Recent reports even indicate that Beijing is nudging Islamabad towards announcing Gilgit-Baltistan as Pakistan’s “fifth province”, that will allow greater control over the disputed territory.

It is rather rich for China to expect that India will remain super sensitive towards its territorial integrity while it goes about trampling upon India’s territorial concerns.

While there is little doubt that China is a bully, we must also understand the source of its power. Beijing’s coercive foreign policy in dependent on two big enablers — its economic and military might. It has also been aided by America’s declining geopolitical influence and the popular pushback against globalisation.

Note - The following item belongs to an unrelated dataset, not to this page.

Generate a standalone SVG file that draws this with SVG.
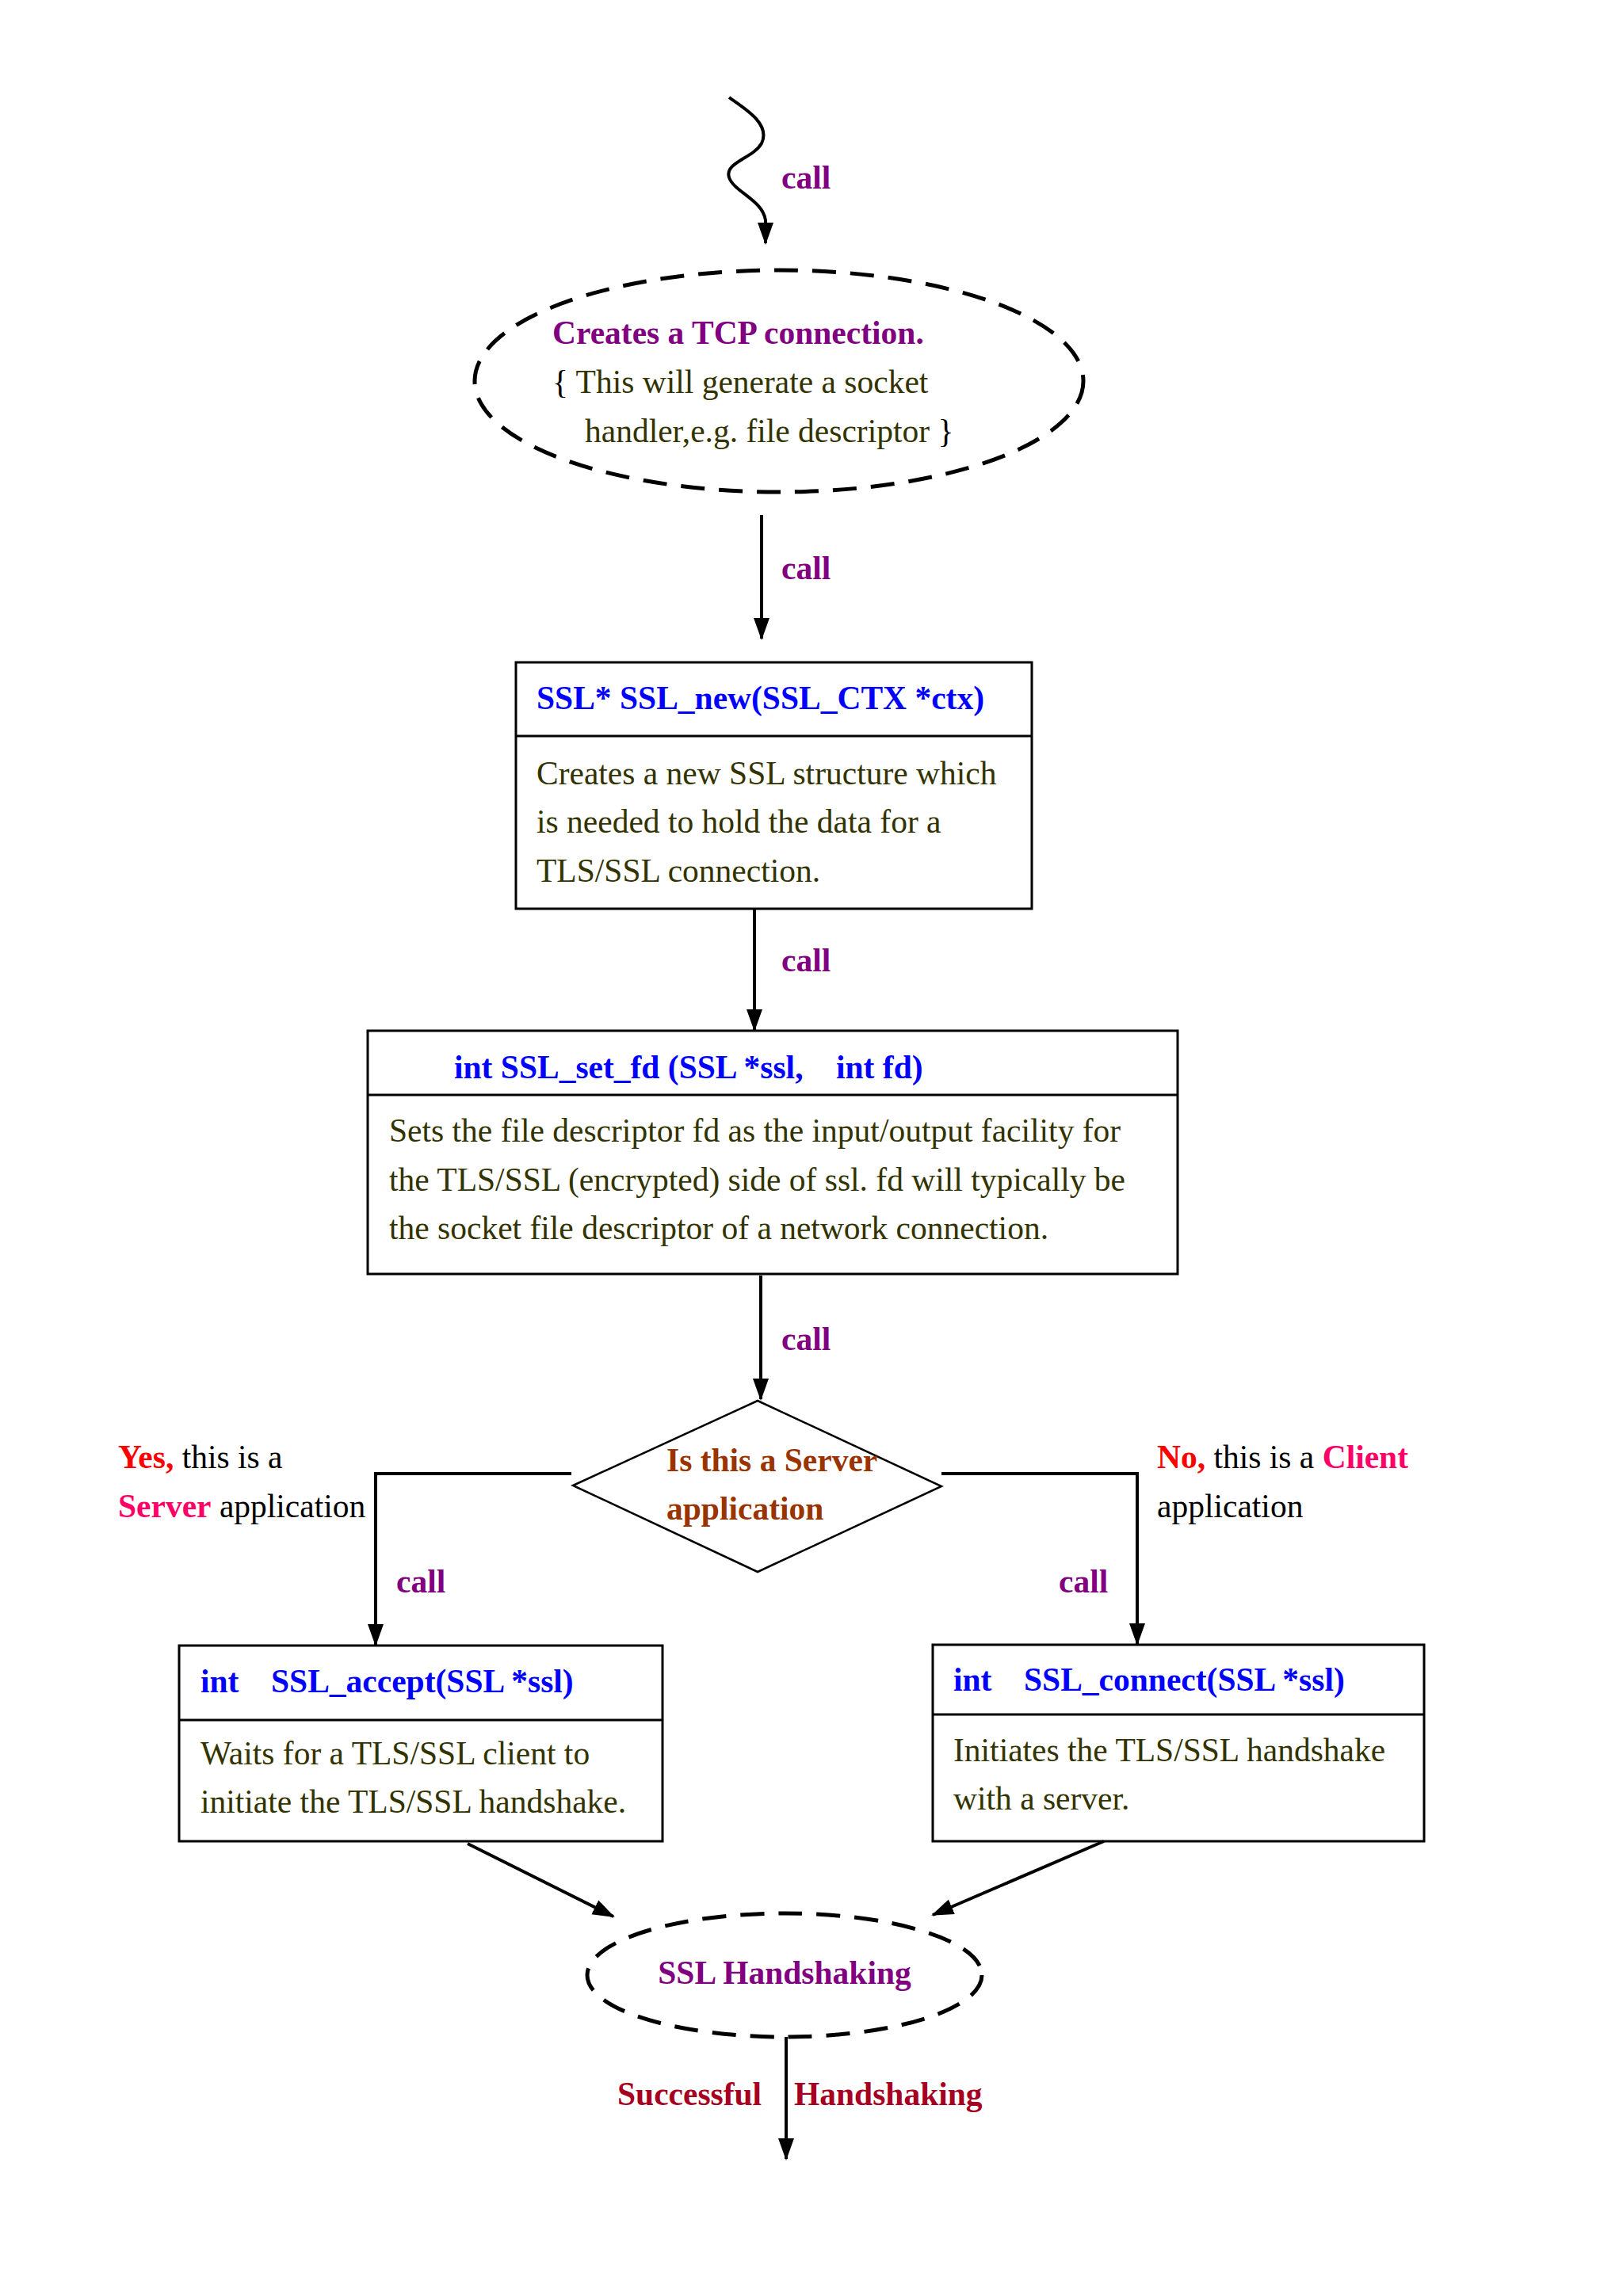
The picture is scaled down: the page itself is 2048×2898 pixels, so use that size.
<svg xmlns="http://www.w3.org/2000/svg" width="2048" height="2898" viewBox="0 0 2048 2898">
<style>
text{font-family:"Liberation Serif","Times New Roman",serif;font-size:41.5px}
.b{font-weight:bold}
.call{font-weight:bold;fill:#800080}
.body{fill:#333300}
.title{font-weight:bold;fill:#0000ff}
.box{fill:none;stroke:#000;stroke-width:3}
.dash{fill:none;stroke:#000;stroke-width:5;stroke-dasharray:30 18}
.con{fill:none;stroke:#000;stroke-width:4}
</style>
<defs>
<marker id="ah" markerUnits="userSpaceOnUse" markerWidth="28" markerHeight="24" viewBox="0 0 28 24" refX="26" refY="12" orient="auto">
<path d="M0,2 L28,12 L0,22 Z" fill="#000"/>
</marker>
</defs>
<rect width="2048" height="2898" fill="#ffffff"/>
<g id="connectors">
<path class="con" d="M920,123 C945,140 972,158 961,181 C950,200 914,205 920,224 C926,242 962,252 966,278 L966,307" marker-end="url(#ah)"/>
<line class="con" x1="961" y1="650" x2="961" y2="806" marker-end="url(#ah)"/>
<line class="con" x1="952" y1="1147" x2="952" y2="1300" marker-end="url(#ah)"/>
<line class="con" x1="960" y1="1610" x2="960" y2="1766" marker-end="url(#ah)"/>
<path class="con" stroke-width="5" d="M721,1860 L474,1860 L474,2076" marker-end="url(#ah)"/>
<path class="con" stroke-width="5" d="M1188,1860 L1435,1860 L1435,2075" marker-end="url(#ah)"/>
<line class="con" x1="590" y1="2327" x2="774" y2="2419" marker-end="url(#ah)"/>
<line class="con" x1="1393" y1="2324" x2="1177" y2="2417" marker-end="url(#ah)"/>
<line class="con" x1="992" y1="2571" x2="992" y2="2725" marker-end="url(#ah)"/>
<text class="call" x="986" y="238">call</text>
<text class="call" x="986" y="731">call</text>
<text class="call" x="986" y="1226">call</text>
<text class="call" x="986" y="1704">call</text>
<text class="call" x="500" y="2010">call</text>
<text class="call" x="1336" y="2010">call</text>
<text x="149" y="1853"><tspan class="b" fill="#ff0000">Yes,</tspan><tspan fill="#000"> this is a</tspan></text>
<text x="149" y="1915"><tspan class="b" fill="#ff0066">Server</tspan><tspan fill="#000"> application</tspan></text>
<text x="1460" y="1853"><tspan class="b" fill="#ff0000">No,</tspan><tspan fill="#000"> this is a </tspan><tspan class="b" fill="#ff0066">Client</tspan></text>
<text x="1460" y="1915" fill="#000">application</text>
<text class="b" x="779" y="2657" fill="#a50021">Successful</text>
<text class="b" x="1002" y="2657" fill="#a50021">Handshaking</text>
</g>
<g id="tcp">
<ellipse class="dash" cx="983" cy="481" rx="384" ry="140"/>
<text class="b" x="697" y="434" fill="#800080">Creates a TCP connection.</text>
<text x="697" y="496" fill="#333300"><tspan fill="#000">{</tspan> This will generate a socket</text>
<text x="738" y="558" fill="#333300">handler,e.g. file descriptor <tspan fill="#000">}</tspan></text>
</g>
<g id="ssl_new">
<rect class="box" x="651" y="836" width="651" height="311"/>
<line class="box" x1="651" y1="929" x2="1302" y2="929"/>
<text class="title" x="677" y="895">SSL* SSL_new(SSL_CTX *ctx)</text>
<text class="body" x="677" y="990">Creates a new SSL structure which</text>
<text class="body" x="677" y="1051">is needed to hold the data for a</text>
<text class="body" x="677" y="1113">TLS/SSL connection.</text>
</g>
<g id="ssl_set_fd">
<rect class="box" x="464" y="1301" width="1022" height="307"/>
<line class="box" x1="464" y1="1382" x2="1486" y2="1382"/>
<text class="title" x="573" y="1361" xml:space="preserve">int SSL_set_fd (SSL *ssl,    int fd)</text>
<text class="body" x="491" y="1441">Sets the file descriptor fd as the input/output facility for</text>
<text class="body" x="491" y="1503">the TLS/SSL (encrypted) side of ssl. fd will typically be</text>
<text class="body" x="491" y="1564">the socket file descriptor of a network connection.</text>
</g>
<g id="decision">
<polygon points="723,1875 956,1768 1188,1876 956,1984" fill="none" stroke="#000" stroke-width="2.5"/>
<text class="b" x="841" y="1857" fill="#993300">Is this a Server</text>
<text class="b" x="841" y="1918" fill="#993300">application</text>
</g>
<g id="ssl_accept">
<rect class="box" x="226" y="2077" width="610" height="247"/>
<line class="box" x1="226" y1="2171" x2="836" y2="2171"/>
<text class="title" x="253" y="2136">int</text>
<text class="title" x="342" y="2136">SSL_accept(SSL *ssl)</text>
<text class="body" x="253" y="2227">Waits for a TLS/SSL client to</text>
<text class="body" x="253" y="2288">initiate the TLS/SSL handshake.</text>
</g>
<g id="ssl_connect">
<rect class="box" x="1177" y="2076" width="620" height="248"/>
<line class="box" x1="1177" y1="2164" x2="1797" y2="2164"/>
<text class="title" x="1203" y="2134">int</text>
<text class="title" x="1292" y="2134">SSL_connect(SSL *ssl)</text>
<text class="body" x="1203" y="2223">Initiates the TLS/SSL handshake</text>
<text class="body" x="1203" y="2284">with a server.</text>
</g>
<g id="handshake">
<ellipse class="dash" cx="990" cy="2493" rx="249" ry="78"/>
<text class="b" x="990" y="2504" text-anchor="middle" fill="#800080">SSL Handshaking</text>
</g>
</svg>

Every bully works on an assumption that the subject it bullies wants to avoid unpleasantness at all costs. From that point, it develops a mental advantage. As former diplomat Amit Dasgupta recently wrote in Hindustan Times , “Where Xi Jingping seriously miscalculated is that he took Prime Minister Narendra Modi’s hospitality as subservience, when it was, in fact, a hand of friendship. He needs to recall that Beijing’s behaviour in 2016 could not have won any friends in New Delhi.”

The People’s Liberation Army intruded into India’s side of LAC even as Modi was playing the perfect host to Jinping — a snub the prime minister is unlikely to forget in a hurry. From sending warships to South China Sea, extending military-strategic influence in Far East, to hosting a delegation from Taiwan, Modi has since taken a series of steps aimed at showing China that India is not intimidated by its bullying.

Recent Chinese fears over Dalai Lama’s visit arise from speculation that the spiritual leader may announce his successor from Tawang, a possibility China is desperate to avoid. The game isn’t over yet.